As to the Canadian Content regulations, I’m old enough to remember when there wasn’t much of a Canadian music industry. It’s just way cheaper and simpler to let American music and entertainment do the heavy lifting, but it doesn’t promote Canadian culture.

Canada sits next to the loudest, most prolific provider of entertainment in the world. Without putting these regulations in place, there would be no Canadian stories being told.

Of course, there also wouldn’t have been Corner Gas, so it’s a mixed blessing.

I do think that the CRTC needs to be revised substantially, and given a mandate to protect consumers from the Bell/Rogers duopoly, but not everything they do is bad.

ChrisB (profile) says:

Why Are Canadian Regulators Telling Music TV...

Much Music got a monopoly for music when it started. This was basically to keep MTV out of Canada. Now, of course, MTV rarely plays music videos (because of the internet and YouTube). Much Music wants to try and change its programming but can’t, because it was granted a monopoly with specific terms. Live by the sword, die by the sword.

BigKeithO (profile) says:

Why Are Canadian Regulators Telling Music TV...

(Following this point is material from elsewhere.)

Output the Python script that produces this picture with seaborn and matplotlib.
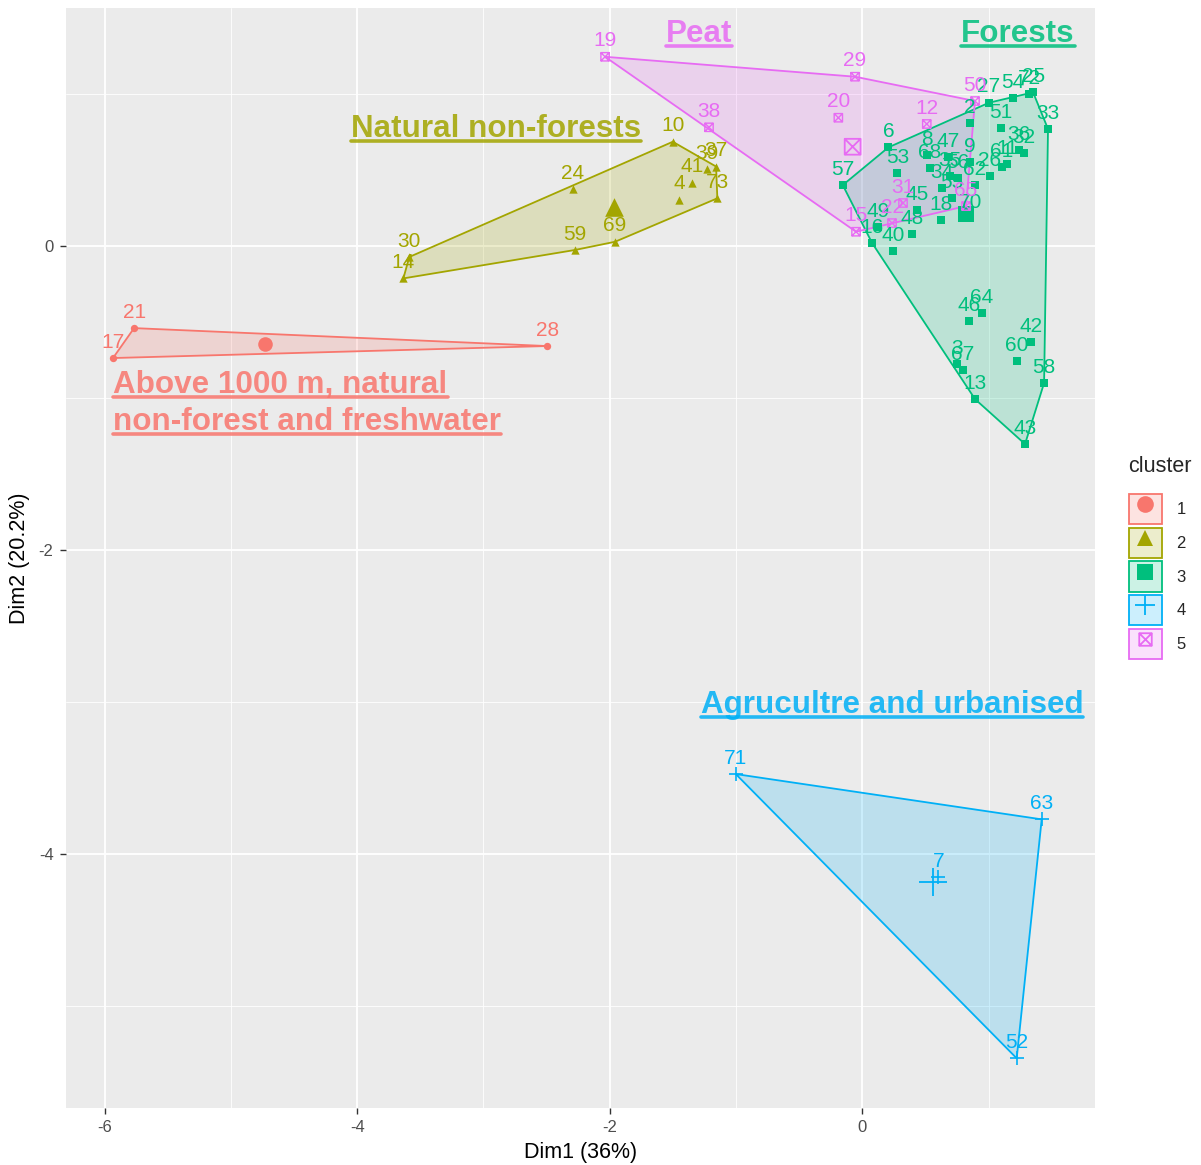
import numpy as np
import pandas as pd
import matplotlib
matplotlib.use("Agg")
import matplotlib.pyplot as plt
import seaborn as sns
from matplotlib.path import Path
from matplotlib.patches import Patch
from matplotlib.lines import Line2D
from matplotlib.legend_handler import HandlerTuple
from matplotlib.colors import to_rgba

# ---- PCA site coordinates, grouped by k-means cluster ----
c1_ids = [17, 21, 28]
c1_dim1 = [-5.933, -5.766, -2.496]
c1_dim2 = [-0.735, -0.538, -0.656]

c2_ids = [10, 24, 30, 14, 59, 69, 4, 41, 39, 37, 73]
c2_dim1 = [-1.501, -2.293, -3.587, -3.634, -2.275, -1.958, -1.449, -1.351, -1.232, -1.158, -1.148]
c2_dim2 = [0.688, 0.375, -0.070, -0.211, -0.024, 0.030, 0.308, 0.418, 0.509, 0.525, 0.316]

c3_ids = [57, 6, 53, 8, 47, 68, 9, 35, 56, 62, 2, 26, 61, 11, 36, 32, 27, 54, 72, 25,
          51, 33, 34, 55, 45, 18, 70, 49, 16, 48, 40, 46, 64, 42, 60, 58, 3, 67, 13, 43]
c3_dim1 = [-0.155, 0.206, 0.277, 0.512, 0.679, 0.536, 0.853, 0.694, 0.758, 0.892,
           0.853, 1.011, 1.106, 1.146, 1.241, 1.280, 1.003, 1.193, 1.320, 1.352,
           1.098, 1.470, 0.631, 0.710, 0.433, 0.623, 0.853, 0.124, 0.077, 0.394,
           0.243, 0.845, 0.948, 1.336, 1.225, 1.439, 0.750, 0.797, 0.892, 1.288]
c3_dim2 = [0.403, 0.651, 0.480, 0.601, 0.588, 0.515, 0.555, 0.463, 0.449, 0.403,
           0.811, 0.463, 0.522, 0.541, 0.634, 0.614, 0.945, 0.974, 1.000, 1.013,
           0.778, 0.772, 0.384, 0.318, 0.239, 0.173, 0.186, 0.127, 0.022, 0.081,
           -0.031, -0.491, -0.439, -0.630, -0.755, -0.899, -0.774, -0.814, -1.005, -1.301]

c4_ids = [71, 63, 52, 7]
c4_dim1 = [-1.002, 1.420, 1.222, 0.602]
c4_dim2 = [-3.472, -3.770, -5.342, -4.151]

c5_ids = [19, 29, 20, 38, 12, 50, 15, 22, 31, 65]
c5_dim1 = [-2.037, -0.058, -0.190, -1.214, 0.510, 0.892, -0.050, 0.235, 0.322, 0.821]
c5_dim2 = [1.247, 1.116, 0.846, 0.783, 0.805, 0.956, 0.096, 0.153, 0.285, 0.265]

cluster_names = ["1", "2", "3", "4", "5"]
cluster_colors = ["#F8766D", "#A3A500", "#00BF7D", "#00B0F6", "#E76BF3"]

x_ticks = [-6, -4, -2, 0]
y_ticks = [-4, -2, 0]

# ---- assemble long table ----
frames = []
for name, ids, d1, d2 in zip(cluster_names,
                             [c1_ids, c2_ids, c3_ids, c4_ids, c5_ids],
                             [c1_dim1, c2_dim1, c3_dim1, c4_dim1, c5_dim1],
                             [c1_dim2, c2_dim2, c3_dim2, c4_dim2, c5_dim2]):
    frames.append(pd.DataFrame({"id": ids, "Dim1": d1, "Dim2": d2, "cluster": name}))
df = pd.concat(frames, ignore_index=True)

# square with a cross inside (ggplot shape 7)
boxed_x = Path([(-1, -1), (1, -1), (1, 1), (-1, 1), (-1, -1),
                (-1, -1), (1, 1), (-1, 1), (1, -1)],
               [Path.MOVETO, Path.LINETO, Path.LINETO, Path.LINETO, Path.CLOSEPOLY,
                Path.MOVETO, Path.LINETO, Path.MOVETO, Path.LINETO])
cluster_markers = ["o", "^", "s", "+", boxed_x]


def convex_hull(points):
    pts = sorted(set(points))
    if len(pts) <= 2:
        return pts

    def cross(o, a, b):
        return (a[0] - o[0]) * (b[1] - o[1]) - (a[1] - o[1]) * (b[0] - o[0])

    lower, upper = [], []
    for p in pts:
        while len(lower) >= 2 and cross(lower[-2], lower[-1], p) <= 0:
            lower.pop()
        lower.append(p)
    for p in reversed(pts):
        while len(upper) >= 2 and cross(upper[-2], upper[-1], p) <= 0:
            upper.pop()
        upper.append(p)
    return lower[:-1] + upper[:-1]


# ---- theme ----
sns.set_theme(style="darkgrid", rc={
    "axes.facecolor": "#EBEBEB",
    "figure.facecolor": "white",
    "grid.color": "white",
    "xtick.bottom": True,
    "ytick.left": True,
    "axes.unicode_minus": False,
})
plt.rcParams["font.family"] = ["Liberation Sans", "DejaVu Sans"]
plt.rcParams["axes.unicode_minus"] = False

W, H = 1201, 1165
fig = plt.figure(figsize=(W / 100, H / 100), dpi=100)
ax = fig.add_axes([66 / W, 1 - 1108 / H, (1095 - 66) / W, 1100 / H])

# hull polygons
for name, col in zip(cluster_names, cluster_colors):
    sub = df[df["cluster"] == name]
    hull = convex_hull(list(zip(sub["Dim1"], sub["Dim2"])))
    hx = [p[0] for p in hull] + [hull[0][0]]
    hy = [p[1] for p in hull] + [hull[0][1]]
    ax.fill(hx, hy, facecolor=to_rgba(col, 0.2), edgecolor="none", zorder=1)
    ax.plot(hx, hy, color=col, lw=1.3, zorder=2)

# points and centroids
point_size = {"o": 28, "^": 36, "s": 30, "+": 110}
centre_size = {"o": 110, "^": 180, "s": 120, "+": 420}
for name, col, mk in zip(cluster_names, cluster_colors, cluster_markers):
    sub = df[df["cluster"] == name]
    cx, cy = sub["Dim1"].mean(), sub["Dim2"].mean()
    if isinstance(mk, Path):
        ax.scatter(sub["Dim1"], sub["Dim2"], marker=mk, s=36, facecolors="none",
                   edgecolors=col, linewidths=1.0, zorder=3)
        ax.scatter([cx], [cy], marker=mk, s=130, facecolors="none",
                   edgecolors=col, linewidths=1.3, zorder=3)
    elif mk == "+":
        sns.scatterplot(data=sub, x="Dim1", y="Dim2", marker=mk, color=col,
                        s=point_size[mk], linewidth=1.2, ax=ax, legend=False, zorder=3)
        ax.scatter([cx], [cy], marker=mk, s=centre_size[mk], color=col,
                   linewidths=1.3, zorder=3)
    else:
        sns.scatterplot(data=sub, x="Dim1", y="Dim2", marker=mk, color=col,
                        s=point_size[mk], linewidth=0, ax=ax, legend=False, zorder=3)
        ax.scatter([cx], [cy], marker=mk, s=centre_size[mk], color=col,
                   linewidths=0, zorder=3)
    for _, r in sub.iterrows():
        ax.annotate(str(r["id"]), (r["Dim1"], r["Dim2"]), xytext=(0, 7.5),
                    textcoords="offset points", ha="center", va="baseline",
                    fontsize=15, color=col, zorder=4)

# ---- axes ----
ax.set_xlim(-6.305, 1.842)
ax.set_ylim(-5.669, 1.568)
ax.set_xticks(x_ticks)
ax.set_yticks(y_ticks)
ax.set_xticklabels([str(t) for t in x_ticks])
ax.set_yticklabels([str(t) for t in y_ticks])
ax.set_xticks([-5, -3, -1, 1], minor=True)
ax.set_yticks([-5, -3, -1, 1], minor=True)
ax.grid(which="major", color="white", lw=1.3)
ax.grid(which="minor", color="white", lw=0.6)
ax.tick_params(which="major", length=4, width=1, color="#333333",
               labelsize=12, labelcolor="#4D4D4D", pad=5)
ax.tick_params(which="minor", length=0)
for sp in ax.spines.values():
    sp.set_visible(False)
ax.set_xlabel("Dim1 (36%)", fontsize=15.5, color="black", labelpad=5)
ax.set_ylabel("Dim2 (20.2%)", fontsize=15.5, color="black", labelpad=6)

# ---- group titles (bold, underlined) ----
title_specs = [
    ("Above 1000 m, natural", -5.929, -0.967, "left", 0),
    ("non-forest and freshwater", -5.929, -1.209, "left", 0),
    ("Natural non-forests", -2.900, 0.721, "center", 1),
    ("Forests", 1.233, 1.344, "center", 2),
    ("Agrucultre and urbanised", 0.235, -3.072, "center", 3),
    ("Peat", -1.293, 1.344, "center", 4),
]
title_texts = []
for txt, tx, ty, ha, ci in title_specs:
    col = to_rgba(cluster_colors[ci], 0.85)
    t = ax.text(tx, ty, txt, ha=ha, va="baseline", fontsize=22.6,
                fontweight="bold", color=col, zorder=5)
    title_texts.append((t, col))

fig.canvas.draw()
inv = fig.transFigure.inverted()
for t, col in title_texts:
    bb = t.get_window_extent()
    base = ax.transData.transform(t.get_position())[1]
    (x0, y0), (x1, _) = inv.transform([(bb.x0, base - 4), (bb.x1, base - 4)])
    fig.add_artist(Line2D([x0, x1], [y0, y0], color=col, lw=2.6, zorder=5))

# ---- legend ----
handles = []
for col, mk in zip(cluster_colors, cluster_markers):
    box = Patch(facecolor=to_rgba(col, 0.2), edgecolor=col, lw=1.3)
    if isinstance(mk, Path):
        mark = Line2D([], [], ls="", marker=mk, ms=9, mfc="none", mec=col, mew=1.3)
    elif mk == "+":
        mark = Line2D([], [], ls="", marker=mk, ms=14, color=col, mew=1.3)
    else:
        mark = Line2D([], [], ls="", marker=mk, ms=12, color=col, mew=0)
    handles.append((box, mark))
fig.text(1128 / W, 1 - 467 / H, "cluster", fontsize=15.5, ha="left", va="center")
leg = fig.legend(handles, cluster_names,
                 handler_map={tuple: HandlerTuple(ndivide=1, pad=0)},
                 loc="upper left",
                 bbox_to_anchor=(1129 / W, 1 - 494 / H),
                 frameon=False, fontsize=12, borderpad=0,
                 handlelength=1.95, handleheight=2.4, labelspacing=0.22,
                 handletextpad=0.9, borderaxespad=0)

fig.savefig("out.png", dpi=100)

Canada produces good musical acts, these acts get picked up in the US. To say that forcing radio play of Canadian acts is the only reason we have Canadian acts is crazy. I’m sure most people don’t even realize just how many big name bands are Canadian these days, we just keep pumping out indie rock acts.

Arcade Fire, The Acorn, Attack in Black, Bedouin Soundclash, Constantines, Danko Jones, Death from Above 1979, Metric, Mobile, The New Pornographers, Tokyo Police Club just to name a few. Look at that list, I think Canadians make up a large portion of Coachella each year. It isn’t the CRTC causing this, its the fact that Canadian bands are GOOD that does this.

hmm says:

simple answer

Can someone please define a music-video for me?
does it have to be a specific length?
lets assume the channel is FORCED to play 100 music videos, but it only wants to play 1….simple answer..play 99 1-second videos…..If it wants to play more than 100 videos…just create a “new” merged video that seamlessly blends many videos into each other without a gap between…….
Or can they be forced against their will (and against the laws of nature) to play stuff by specific ‘artists’ like avril lavine or justin bieber?

btr1701 (profile) says:

Intrusiveness

> When a TV station receives a good chunk of
> it’s funding from the government, it can
> expect a few strings to be attached.

All the more reason not to take money from the government. The government has no business taking money from its citizens so it can fund TV programs and dictate how many music videos are played each day.

I guarantee if I were a Canadian citizen, I’d much rather my government leave that money in my pocket and let TV shows play whatever and however many music videos they want.

Punmaster (profile) says:

Why Are Canadian Regulators Telling Music TV...

I’m sorry, but I disagree – the number of good musical acts from the time BEFORE the CRTC imposed Canadian Content Regulations (1971) is much smaller.

All of the bands named benefit DIRECTLY from CanCon regulations, because they get airplay from it. Yes, they’re good bands, but so were a whole bunch of bands relegated to obscurity pre-1971.

Like I said in my original comment – it was WAY cheaper and easier to play American content back then – and because the big US recording companies were marketing the hell out of their records, also more of a sure bet.